**Do this**
Do not copy the pictures; transcribe all other material exactly.

═════ Supplied data ═════

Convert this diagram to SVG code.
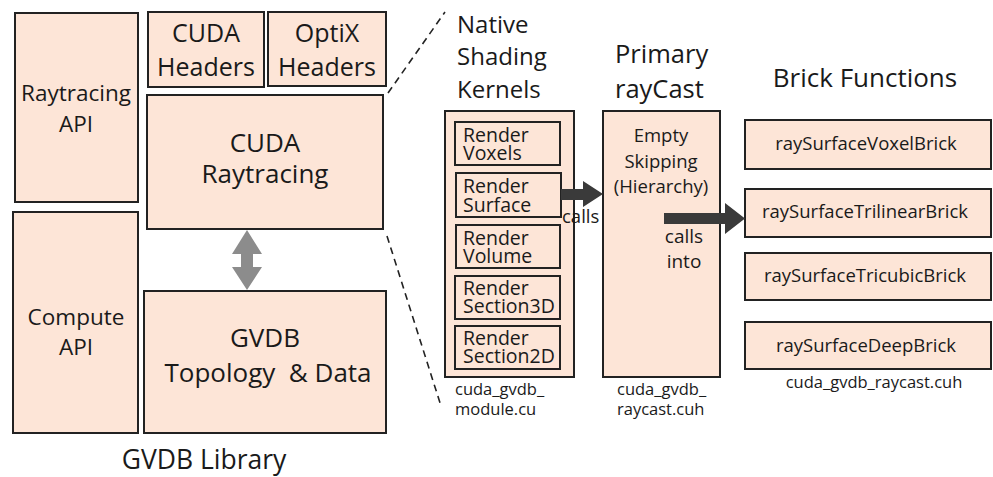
<svg xmlns="http://www.w3.org/2000/svg" width="993" height="477" viewBox="0 0 993 477">
<style>
.box{fill:#fde5d7;stroke:#222;stroke-width:2}
.t{font-family:"Open Sans","Liberation Sans",sans-serif;fill:#1a1a1a}
.c{text-anchor:middle}
.dash{stroke:#222;stroke-width:1.6;stroke-dasharray:7 5;fill:none}
</style>
<rect width="993" height="477" fill="#fff"/>
<g id="raytracing-api"><rect class="box" x="15" y="13" width="123" height="189"/>
<text class="t c" font-size="22.5"><tspan x="76" y="101">Raytracing</tspan><tspan x="76" y="132">API</tspan></text></g>
<g id="compute-api"><rect class="box" x="13" y="212" width="125" height="221"/>
<text class="t c" font-size="22.5"><tspan x="76" y="325">Compute</tspan><tspan x="76" y="355">API</tspan></text></g>
<g id="cuda-headers"><rect class="box" x="148" y="12" width="116" height="75"/>
<text class="t c" font-size="25"><tspan x="206" y="42">CUDA</tspan><tspan x="206" y="76">Headers</tspan></text></g>
<g id="optix-headers"><rect class="box" x="268" y="12" width="118" height="74"/>
<text class="t c" font-size="25"><tspan x="327" y="42">OptiX</tspan><tspan x="327" y="76">Headers</tspan></text></g>
<g id="cuda-raytracing"><rect class="box" x="147" y="95" width="236" height="134"/>
<text class="t c" font-size="26"><tspan x="265" y="152">CUDA</tspan><tspan x="265" y="183">Raytracing</tspan></text></g>
<g id="gvdb-topology"><rect class="box" x="144" y="291" width="242" height="142"/>
<text class="t c" font-size="26" xml:space="preserve"><tspan x="265" y="347">GVDB</tspan><tspan x="268" y="382">Topology  &amp; Data</tspan></text></g>
<text class="t c" font-size="26.5" x="204" y="469">GVDB Library</text>

<g id="module"><rect class="box" x="445" y="111" width="129" height="266"/>
<text class="t" font-size="24"><tspan x="457" y="33">Native</tspan><tspan x="457" y="65">Shading</tspan><tspan x="457" y="98">Kernels</tspan></text>
<text class="t" font-size="16.5"><tspan x="455" y="395">cuda_gvdb_</tspan><tspan x="455" y="415">module.cu</tspan></text></g>
<g id="render-voxels"><rect class="box" x="455" y="122" width="105" height="43"/>
<text class="t" font-size="19.5"><tspan x="463" y="142">Render</tspan><tspan x="463" y="160">Voxels</tspan></text></g>
<g id="render-surface"><rect class="box" x="456" y="173" width="105" height="44"/>
<text class="t" font-size="19.5"><tspan x="463" y="193">Render</tspan><tspan x="463" y="212">Surface</tspan></text></g>
<g id="render-volume"><rect class="box" x="456" y="225" width="104" height="43"/>
<text class="t" font-size="19.5"><tspan x="463" y="245">Render</tspan><tspan x="463" y="263">Volume</tspan></text></g>
<g id="render-section3d"><rect class="box" x="455" y="276" width="105" height="43"/>
<text class="t" font-size="19.5"><tspan x="463" y="295">Render</tspan><tspan x="463" y="313">Section3D</tspan></text></g>
<g id="render-section2d"><rect class="box" x="455" y="326" width="105" height="43"/>
<text class="t" font-size="19.5"><tspan x="463" y="345">Render</tspan><tspan x="463" y="363">Section2D</tspan></text></g>

<g id="primary-raycast"><rect class="box" x="603" y="111" width="117" height="266"/>
<text class="t" font-size="25.5"><tspan x="615" y="63">Primary</tspan><tspan x="615" y="98">rayCast</tspan></text>
<text class="t c" font-size="18.5"><tspan x="661" y="142">Empty</tspan><tspan x="661" y="168">Skipping</tspan><tspan x="661" y="193">(Hierarchy)</tspan></text>
<text class="t" font-size="16.5"><tspan x="617" y="395">cuda_gvdb_</tspan><tspan x="617" y="415">raycast.cuh</tspan></text></g>

<text class="t c" font-size="26" x="865" y="87">Brick Functions</text>
<g id="brick-voxel"><rect class="box" x="745" y="120" width="246" height="49"/><text class="t c" font-size="18.5" x="866" y="150">raySurfaceVoxelBrick</text></g>
<g id="brick-trilinear"><rect class="box" x="745" y="189" width="246" height="48"/><text class="t c" font-size="18.5" x="865" y="218">raySurfaceTrilinearBrick</text></g>
<g id="brick-tricubic"><rect class="box" x="745" y="253" width="246" height="47"/><text class="t c" font-size="18.5" x="865" y="282">raySurfaceTricubicBrick</text></g>
<g id="brick-deep"><rect class="box" x="745" y="322" width="246" height="47"/><text class="t c" font-size="18.5" x="866" y="352">raySurfaceDeepBrick</text></g>
<text class="t c" font-size="16.5" x="874" y="388">cuda_gvdb_raycast.cuh</text>

<g id="connectors">
<path d="M247 230 L262 254 L253 254 L253 267 L262 267 L247 290 L232 267 L241 267 L241 254 L232 254 Z" fill="#8c8c8c"/>
<path d="M561 189 L583 189 L583 181 L603 194 L583 207 L583 200 L561 200 Z" fill="#3a3a3a"/>
<text class="t" font-size="18.5" x="562" y="223">calls</text>
<path d="M664 213 L725 213 L725 203 L745 218.5 L725 234 L725 224 L664 224 Z" fill="#3a3a3a"/>
<text class="t c" font-size="19"><tspan x="684" y="243">calls</tspan><tspan x="684" y="268">into</tspan></text>
<line class="dash" x1="388" y1="93" x2="445" y2="12"/>
<line class="dash" x1="387" y1="236" x2="441" y2="406"/>
</g>
</svg>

═════

**Expected answer**
Convert this diagram to SVG code.
<svg xmlns="http://www.w3.org/2000/svg" width="993" height="477" viewBox="0 0 993 477">
<style>
.box{fill:#fde5d7;stroke:#222;stroke-width:2}
.t{font-family:"Open Sans","Liberation Sans",sans-serif;fill:#1a1a1a}
.c{text-anchor:middle}
.dash{stroke:#222;stroke-width:1.6;stroke-dasharray:7 5;fill:none}
</style>
<rect width="993" height="477" fill="#fff"/>
<g id="raytracing-api"><rect class="box" x="15" y="13" width="123" height="189"/>
<text class="t c" font-size="22.5"><tspan x="76" y="101">Raytracing</tspan><tspan x="76" y="132">API</tspan></text></g>
<g id="compute-api"><rect class="box" x="13" y="212" width="125" height="221"/>
<text class="t c" font-size="22.5"><tspan x="76" y="325">Compute</tspan><tspan x="76" y="355">API</tspan></text></g>
<g id="cuda-headers"><rect class="box" x="148" y="12" width="116" height="75"/>
<text class="t c" font-size="25"><tspan x="206" y="42">CUDA</tspan><tspan x="206" y="76">Headers</tspan></text></g>
<g id="optix-headers"><rect class="box" x="268" y="12" width="118" height="74"/>
<text class="t c" font-size="25"><tspan x="327" y="42">OptiX</tspan><tspan x="327" y="76">Headers</tspan></text></g>
<g id="cuda-raytracing"><rect class="box" x="147" y="95" width="236" height="134"/>
<text class="t c" font-size="26"><tspan x="265" y="152">CUDA</tspan><tspan x="265" y="183">Raytracing</tspan></text></g>
<g id="gvdb-topology"><rect class="box" x="144" y="291" width="242" height="142"/>
<text class="t c" font-size="26" xml:space="preserve"><tspan x="265" y="347">GVDB</tspan><tspan x="268" y="382">Topology  &amp; Data</tspan></text></g>
<text class="t c" font-size="26.5" x="204" y="469">GVDB Library</text>

<g id="module"><rect class="box" x="445" y="111" width="129" height="266"/>
<text class="t" font-size="24"><tspan x="457" y="33">Native</tspan><tspan x="457" y="65">Shading</tspan><tspan x="457" y="98">Kernels</tspan></text>
<text class="t" font-size="16.5"><tspan x="455" y="395">cuda_gvdb_</tspan><tspan x="455" y="415">module.cu</tspan></text></g>
<g id="render-voxels"><rect class="box" x="455" y="122" width="105" height="43"/>
<text class="t" font-size="19.5"><tspan x="463" y="142">Render</tspan><tspan x="463" y="160">Voxels</tspan></text></g>
<g id="render-surface"><rect class="box" x="456" y="173" width="105" height="44"/>
<text class="t" font-size="19.5"><tspan x="463" y="193">Render</tspan><tspan x="463" y="212">Surface</tspan></text></g>
<g id="render-volume"><rect class="box" x="456" y="225" width="104" height="43"/>
<text class="t" font-size="19.5"><tspan x="463" y="245">Render</tspan><tspan x="463" y="263">Volume</tspan></text></g>
<g id="render-section3d"><rect class="box" x="455" y="276" width="105" height="43"/>
<text class="t" font-size="19.5"><tspan x="463" y="295">Render</tspan><tspan x="463" y="313">Section3D</tspan></text></g>
<g id="render-section2d"><rect class="box" x="455" y="326" width="105" height="43"/>
<text class="t" font-size="19.5"><tspan x="463" y="345">Render</tspan><tspan x="463" y="363">Section2D</tspan></text></g>

<g id="primary-raycast"><rect class="box" x="603" y="111" width="117" height="266"/>
<text class="t" font-size="25.5"><tspan x="615" y="63">Primary</tspan><tspan x="615" y="98">rayCast</tspan></text>
<text class="t c" font-size="18.5"><tspan x="661" y="142">Empty</tspan><tspan x="661" y="168">Skipping</tspan><tspan x="661" y="193">(Hierarchy)</tspan></text>
<text class="t" font-size="16.5"><tspan x="617" y="395">cuda_gvdb_</tspan><tspan x="617" y="415">raycast.cuh</tspan></text></g>

<text class="t c" font-size="26" x="865" y="87">Brick Functions</text>
<g id="brick-voxel"><rect class="box" x="745" y="120" width="246" height="49"/><text class="t c" font-size="18.5" x="866" y="150">raySurfaceVoxelBrick</text></g>
<g id="brick-trilinear"><rect class="box" x="745" y="189" width="246" height="48"/><text class="t c" font-size="18.5" x="865" y="218">raySurfaceTrilinearBrick</text></g>
<g id="brick-tricubic"><rect class="box" x="745" y="253" width="246" height="47"/><text class="t c" font-size="18.5" x="865" y="282">raySurfaceTricubicBrick</text></g>
<g id="brick-deep"><rect class="box" x="745" y="322" width="246" height="47"/><text class="t c" font-size="18.5" x="866" y="352">raySurfaceDeepBrick</text></g>
<text class="t c" font-size="16.5" x="874" y="388">cuda_gvdb_raycast.cuh</text>

<g id="connectors">
<path d="M247 230 L262 254 L253 254 L253 267 L262 267 L247 290 L232 267 L241 267 L241 254 L232 254 Z" fill="#8c8c8c"/>
<path d="M561 189 L583 189 L583 181 L603 194 L583 207 L583 200 L561 200 Z" fill="#3a3a3a"/>
<text class="t" font-size="18.5" x="562" y="223">calls</text>
<path d="M664 213 L725 213 L725 203 L745 218.5 L725 234 L725 224 L664 224 Z" fill="#3a3a3a"/>
<text class="t c" font-size="19"><tspan x="684" y="243">calls</tspan><tspan x="684" y="268">into</tspan></text>
<line class="dash" x1="388" y1="93" x2="445" y2="12"/>
<line class="dash" x1="387" y1="236" x2="441" y2="406"/>
</g>
</svg>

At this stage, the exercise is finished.